LMJ : Comment comparez-vous Lisbonne et Amsterdam du point de vue de la qualité de vie ? Y-a-t-il une autre ville où vous aimeriez vivre ?
Lisbonne 530.000 habitants |
Amsterdam 800.000 habitants |
G.S. : Lisbonne change tellement vite que mes impressions pourraient être très dépassées. La ville devient un point névralgique de la technologie – la vie n'y est pas chère, les gens y sont extrêmement cordiaux et la cuisine y est la meilleure d'Europe. Le climat est incroyable et c'est incroyablement beau. J'ai choisi de vivre à Amsterdam parce que c'est tellement international et que le niveau de vie y est très élevé. Cela veut dire qu'il y a un tas de gens créatifs qui ont le temps et les moyens de s'adonner à leurs passions. Cela me permet de trouver facilement des illustrateurs, des compositeurs et des stylistes pour travailler à mes petits projets.
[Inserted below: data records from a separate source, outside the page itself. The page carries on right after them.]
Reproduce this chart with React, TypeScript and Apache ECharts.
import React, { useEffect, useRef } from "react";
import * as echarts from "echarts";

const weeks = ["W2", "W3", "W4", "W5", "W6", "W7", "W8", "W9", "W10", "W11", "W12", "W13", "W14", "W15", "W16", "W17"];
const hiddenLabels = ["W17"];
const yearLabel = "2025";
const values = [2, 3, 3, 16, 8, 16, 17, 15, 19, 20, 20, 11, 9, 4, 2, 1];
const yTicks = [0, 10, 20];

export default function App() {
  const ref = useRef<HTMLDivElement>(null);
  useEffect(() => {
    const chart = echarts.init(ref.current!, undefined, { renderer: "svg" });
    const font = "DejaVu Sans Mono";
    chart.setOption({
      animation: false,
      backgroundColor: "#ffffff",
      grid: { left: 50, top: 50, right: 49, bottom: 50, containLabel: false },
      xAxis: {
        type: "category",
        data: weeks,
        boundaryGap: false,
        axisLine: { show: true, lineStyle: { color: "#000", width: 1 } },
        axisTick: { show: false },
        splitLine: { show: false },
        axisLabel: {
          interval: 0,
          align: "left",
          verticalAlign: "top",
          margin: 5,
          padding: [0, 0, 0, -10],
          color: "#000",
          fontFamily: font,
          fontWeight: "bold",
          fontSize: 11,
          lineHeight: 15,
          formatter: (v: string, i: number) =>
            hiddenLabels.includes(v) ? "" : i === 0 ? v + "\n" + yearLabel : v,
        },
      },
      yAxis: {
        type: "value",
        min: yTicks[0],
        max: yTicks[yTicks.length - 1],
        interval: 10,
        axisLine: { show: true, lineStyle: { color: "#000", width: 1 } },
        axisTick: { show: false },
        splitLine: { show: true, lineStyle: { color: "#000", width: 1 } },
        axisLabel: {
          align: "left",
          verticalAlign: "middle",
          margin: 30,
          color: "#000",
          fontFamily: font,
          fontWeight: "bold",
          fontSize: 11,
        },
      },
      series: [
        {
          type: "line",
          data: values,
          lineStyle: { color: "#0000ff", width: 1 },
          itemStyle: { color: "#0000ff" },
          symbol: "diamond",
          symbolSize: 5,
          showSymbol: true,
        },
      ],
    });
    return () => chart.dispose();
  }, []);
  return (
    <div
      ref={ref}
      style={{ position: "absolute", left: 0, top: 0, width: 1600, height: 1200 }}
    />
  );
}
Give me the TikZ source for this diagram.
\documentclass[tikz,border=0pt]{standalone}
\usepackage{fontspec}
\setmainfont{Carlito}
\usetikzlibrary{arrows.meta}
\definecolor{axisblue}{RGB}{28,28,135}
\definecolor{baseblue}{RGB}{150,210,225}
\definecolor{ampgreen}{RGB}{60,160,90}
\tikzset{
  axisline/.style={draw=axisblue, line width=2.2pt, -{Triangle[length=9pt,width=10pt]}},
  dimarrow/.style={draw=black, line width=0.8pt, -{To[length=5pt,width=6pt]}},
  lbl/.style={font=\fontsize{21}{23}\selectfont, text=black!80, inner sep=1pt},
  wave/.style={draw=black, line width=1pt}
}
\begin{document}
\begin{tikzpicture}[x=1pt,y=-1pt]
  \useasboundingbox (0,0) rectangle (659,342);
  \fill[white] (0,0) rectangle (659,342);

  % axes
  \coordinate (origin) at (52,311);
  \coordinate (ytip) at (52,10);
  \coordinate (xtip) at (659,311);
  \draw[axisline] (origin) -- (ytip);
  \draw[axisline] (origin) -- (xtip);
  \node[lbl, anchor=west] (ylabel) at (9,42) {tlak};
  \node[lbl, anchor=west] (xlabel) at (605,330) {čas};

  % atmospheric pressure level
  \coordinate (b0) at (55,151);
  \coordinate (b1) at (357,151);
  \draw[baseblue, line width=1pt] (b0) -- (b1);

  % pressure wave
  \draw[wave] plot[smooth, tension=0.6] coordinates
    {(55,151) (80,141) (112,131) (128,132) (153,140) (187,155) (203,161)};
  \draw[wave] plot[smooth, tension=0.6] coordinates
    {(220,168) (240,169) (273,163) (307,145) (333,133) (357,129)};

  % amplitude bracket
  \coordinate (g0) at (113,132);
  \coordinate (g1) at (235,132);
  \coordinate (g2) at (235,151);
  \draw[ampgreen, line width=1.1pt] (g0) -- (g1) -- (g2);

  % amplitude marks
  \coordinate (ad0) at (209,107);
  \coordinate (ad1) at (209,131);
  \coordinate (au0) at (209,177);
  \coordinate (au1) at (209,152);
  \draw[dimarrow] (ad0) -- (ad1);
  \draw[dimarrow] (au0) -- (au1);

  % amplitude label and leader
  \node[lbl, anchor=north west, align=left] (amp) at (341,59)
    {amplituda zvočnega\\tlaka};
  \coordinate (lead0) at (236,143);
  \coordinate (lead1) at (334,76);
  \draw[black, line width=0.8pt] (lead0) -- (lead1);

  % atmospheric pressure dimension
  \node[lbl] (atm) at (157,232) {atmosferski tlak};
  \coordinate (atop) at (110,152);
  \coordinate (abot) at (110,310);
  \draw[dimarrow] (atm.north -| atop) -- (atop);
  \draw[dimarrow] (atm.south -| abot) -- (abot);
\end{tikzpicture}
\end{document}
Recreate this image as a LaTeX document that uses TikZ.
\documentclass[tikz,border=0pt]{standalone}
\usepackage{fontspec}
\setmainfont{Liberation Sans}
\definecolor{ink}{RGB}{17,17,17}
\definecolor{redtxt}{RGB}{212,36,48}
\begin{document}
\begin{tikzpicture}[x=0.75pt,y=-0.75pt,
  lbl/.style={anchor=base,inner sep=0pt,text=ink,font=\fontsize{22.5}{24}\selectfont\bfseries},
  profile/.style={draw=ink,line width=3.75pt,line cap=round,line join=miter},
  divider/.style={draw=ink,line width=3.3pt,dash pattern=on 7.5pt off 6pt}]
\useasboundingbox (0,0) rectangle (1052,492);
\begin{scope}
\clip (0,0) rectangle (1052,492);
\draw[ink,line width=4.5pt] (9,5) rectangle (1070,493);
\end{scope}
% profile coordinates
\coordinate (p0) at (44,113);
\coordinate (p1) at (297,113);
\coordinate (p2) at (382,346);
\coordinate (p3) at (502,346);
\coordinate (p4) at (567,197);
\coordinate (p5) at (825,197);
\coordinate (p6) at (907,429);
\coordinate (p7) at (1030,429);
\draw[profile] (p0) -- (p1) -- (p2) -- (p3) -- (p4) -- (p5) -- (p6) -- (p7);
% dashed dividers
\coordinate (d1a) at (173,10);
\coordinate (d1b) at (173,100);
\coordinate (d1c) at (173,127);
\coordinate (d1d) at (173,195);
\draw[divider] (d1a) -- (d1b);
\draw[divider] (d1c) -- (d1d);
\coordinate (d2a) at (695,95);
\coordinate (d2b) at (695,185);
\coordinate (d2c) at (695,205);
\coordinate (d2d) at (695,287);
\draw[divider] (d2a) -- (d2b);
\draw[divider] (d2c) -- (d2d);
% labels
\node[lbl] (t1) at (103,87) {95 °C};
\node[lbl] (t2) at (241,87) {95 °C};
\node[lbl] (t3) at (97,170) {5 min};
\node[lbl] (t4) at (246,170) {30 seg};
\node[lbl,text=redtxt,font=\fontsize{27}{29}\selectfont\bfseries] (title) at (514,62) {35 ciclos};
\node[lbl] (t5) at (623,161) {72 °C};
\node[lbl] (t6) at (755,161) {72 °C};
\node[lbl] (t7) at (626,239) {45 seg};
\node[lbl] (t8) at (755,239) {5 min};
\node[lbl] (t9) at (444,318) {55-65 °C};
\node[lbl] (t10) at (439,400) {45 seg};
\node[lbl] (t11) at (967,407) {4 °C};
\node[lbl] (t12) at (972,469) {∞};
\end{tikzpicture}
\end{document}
Le seul bémol est ici l'horreur du climat, mais je m'en accomode. Amsterdam est joyeuse et cordiale, incroyablement sûre et très petite. De cœur, je suis l'enfant d'une petite ville. Franchement, je suis toujours surpris que plus de gens ne veuillent pas vivre à Amsterdam. [2] C'est la ville la plus proche de la perfection que j'aie jamais vue. Ceci dit, si l'occasion se présentait, j'aimerais vivre à New York ou à San Francisco, deux villes où j'ai séjourné pendant quelque temps.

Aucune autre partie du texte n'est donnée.